"Dr. Ormond," Cavender said, "you're under arrest. The immediate charge, let's say, is practicing medicine without a license. Don't worry about whether we can make it stick or not. We'll have three or four others worked up by the time we get you downtown."

For a moment, there was a shocked, frozen stillness in the lecture room. Dr. Ormond's hand began to move out quietly towards the checks lying on the table before him. Reuben Jeffries' big hand got there first.

"I'll take care of these for now, Dr. Al," Jeffries said with a friendly smile. "The lieutenant thinks he wants them."

Not much more than thirty minutes later, Cavender unlocked the door to Dr. Ormond's private office, went inside, leaving the door open behind him, and sat down at Ormond's desk. He rubbed his aching eyes, yawned, lit a cigarette, looked about in vain for an ashtray, finally emptied a small dish of paper clips on the desk and placed the dish conveniently close to him.

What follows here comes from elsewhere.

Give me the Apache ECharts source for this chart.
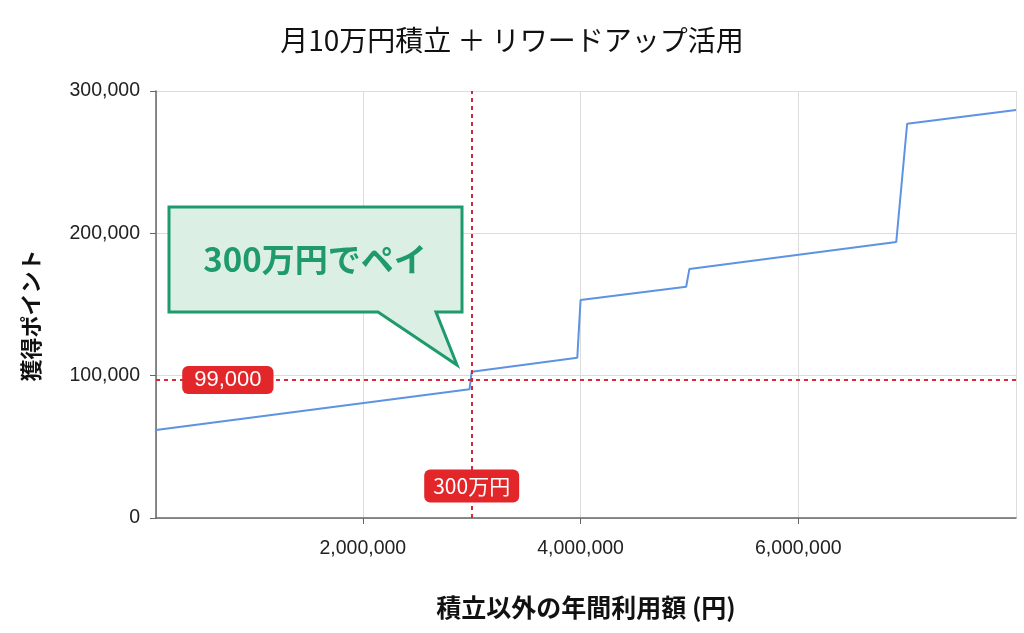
<!DOCTYPE html>
<html>
<head>
<meta charset="utf-8">
<script src="https://cdn.jsdelivr.net/npm/echarts@6/dist/echarts.min.js"></script>
<style>
html,body{margin:0;padding:0;background:#fff;}
#chart{width:1024px;height:633px;}
</style>
</head>
<body>
<div id="chart"></div>
<script>
// Data
var spendX = [100000, 2980000, 3000000, 3970000, 4000000, 4970000, 5000000, 6900000, 7000000, 8000000];
var pointsY = [61800, 90400, 102800, 112600, 153200, 162500, 175000, 193900, 277000, 286700];
var breakEvenSpend = 3000000;
var breakEvenPointsLine = 97000;
var breakEvenPointsLabel = '99,000';
var breakEvenSpendLabel = '300万円';
var calloutText = '300万円でペイ';
var titleText = '月10万円積立 ＋ リワードアップ活用';
var xName = '積立以外の年間利用額 (円)';
var yName = '獲得ポイント';

var seriesData = spendX.map(function (x, i) { return [x, pointsY[i]]; });

var JP = '"Noto Sans CJK JP", "Noto Sans", sans-serif';
var NUM = '"Liberation Sans", Arial, sans-serif';
var RED_LINE = '#d22a3a';
var RED_BG = '#e2262a';

var chart = echarts.init(document.getElementById('chart'));
var fmt = function (v) { return Math.round(v).toLocaleString('en-US'); };

chart.setOption({
  backgroundColor: '#ffffff',
  animation: false,
  title: {
    text: titleText,
    left: 'center',
    top: 26,
    padding: 0,
    textStyle: { fontFamily: JP, fontSize: 28, fontWeight: 'normal', color: '#111' }
  },
  grid: { left: 156, right: 8, top: 91, bottom: 115, containLabel: false },
  xAxis: {
    type: 'value',
    min: 100000,
    max: 8000000,
    splitNumber: 5,
    name: xName,
    nameLocation: 'middle',
    nameGap: 77,
    nameTextStyle: { fontFamily: JP, fontSize: 25, fontWeight: 'bold', color: '#111' },
    axisLine: { show: true, lineStyle: { color: '#666', width: 1.5 } },
    axisTick: { show: true, length: 6, lineStyle: { color: '#666' } },
    axisLabel: {
      showMinLabel: false, showMaxLabel: false,
      margin: 21, fontFamily: NUM, fontSize: 19.5, color: '#222',
      formatter: fmt
    },
    splitLine: { show: true, lineStyle: { color: '#dcdcdc', width: 1 } }
  },
  yAxis: {
    type: 'value',
    min: 0,
    max: 300000,
    interval: 100000,
    name: yName,
    nameLocation: 'middle',
    nameGap: 114,
    nameTextStyle: { fontFamily: JP, fontSize: 22, fontWeight: 'bold', color: '#111', padding: [0, 22, 0, 0] },
    axisLine: { show: true, lineStyle: { color: '#666', width: 1.5 } },
    axisTick: { show: true, length: 6, lineStyle: { color: '#666' } },
    axisLabel: { margin: 16, fontFamily: NUM, fontSize: 19.5, color: '#222', formatter: fmt },
    splitLine: { show: true, lineStyle: { color: '#dcdcdc', width: 1 } }
  },
  series: [{
    type: 'line',
    data: seriesData,
    symbol: 'none',
    lineStyle: { color: '#5e93e3', width: 2 },
    z: 3,
    markLine: {
      silent: true,
      symbol: ['none', 'none'],
      lineStyle: { color: RED_LINE, width: 2, type: [4, 4] },
      label: { show: false },
      z: 4,
      data: [
        { yAxis: breakEvenPointsLine },
        { xAxis: breakEvenSpend }
      ]
    },
    markPoint: {
      silent: true,
      symbol: 'rect',
      symbolSize: 1,
      itemStyle: { color: 'rgba(0,0,0,0)' },
      z: 6,
      label: {
        show: true,
        position: 'inside',
        color: '#fff',
        fontFamily: JP,
        fontSize: 21,
        backgroundColor: RED_BG,
        borderRadius: 6,
        padding: [6, 9, 6, 9]
      },
      data: [
        { coord: [760000, breakEvenPointsLine], label: { formatter: breakEvenPointsLabel, fontFamily: NUM, fontSize: 22, padding: [3, 12, 3, 12] } },
        { coord: [breakEvenSpend, 22500], label: { formatter: breakEvenSpendLabel } }
      ]
    }
  }],
  graphic: [
    {
      type: 'polygon',
      z: 10,
      shape: { points: [[169, 207], [462, 207], [462, 312], [436, 312], [457, 365], [378, 312], [169, 312]] },
      style: { fill: '#dcefe5', stroke: '#1e9a6c', lineWidth: 3, lineJoin: 'miter' }
    },
    {
      type: 'text',
      z: 11,
      x: 315, y: 259,
      style: {
        text: calloutText,
        fill: '#1f9a6a',
        font: 'bold 33px ' + JP,
        align: 'center',
        verticalAlign: 'middle'
      }
    }
  ]
});
</script>
</body>
</html>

There had been an indignant uproar about Dr. Al's arrest for a while, but it ended abruptly when uniformed policemen appeared in the two exit doors and the sobering thought struck the students that any publicity given the matter could make them look personally ridiculous and do damage to their business and social standing.

Cavender had calmed their fears. It was conceivable, he said, that the district attorney's office would wish to confer with some of them privately, in connection with charges to be brought against William Fitzgerald Grady—which, so far as the police had been able to establish, was Dr. Ormond's real name. However, their association with the Institute of Insight would not be made public, and any proceedings would be carried out with the discretion that could be fully expected by blameless citizens of their status in the community.

They were fortunate, Cavender went on, in another respect. Probably none of them had been aware of just how much Grady had milked from the group chiefly through quiet private contributions and donations during the two years he was running the Institute. The sum came to better than two hundred thousand dollars. Grady naturally had wasted none of this in "research" and he was not a spendthrift in other ways. Cavender was, therefore, happy to say that around two thirds of this money was known to be still intact in various bank accounts, and that it would be restored eventually to the generous but misled donors.

Dr. Al's ex-students were beginning to look both chastened and very much relieved. Cavender briefly covered a few more points to eliminate remaining doubts. He touched on Grady's early record as a confidence man and blackmailer, mentioned the two terms he had spent in prison and the fact that for the last eighteen years he had confined himself to operations like the Institute of Insight where risks were less. The profits, if anything, had been higher because Grady had learned that it paid off, in the long run, to deal exclusively with wealthy citizens and he was endowed with the kind of personality needed to overcome the caution natural to that class. As for the unusual experiences about which some of them might be now thinking, these, Cavender concluded, should be considered in the light of the fact that Grady had made his living at one time as a stage magician and hypnotist, working effectively both with and without trained accomplices.

The lecture had gone over very well, as he'd known it would. The ex-students left for their homes, a subdued and shaken group, grateful for having been rescued from an evil man's toils. Even Mrs. Folsom, who had announced at one point that she believed she had a heart attack coming on, recovered sufficiently to thank Cavender and assure him that in future she would take her problems only to a reliable physician.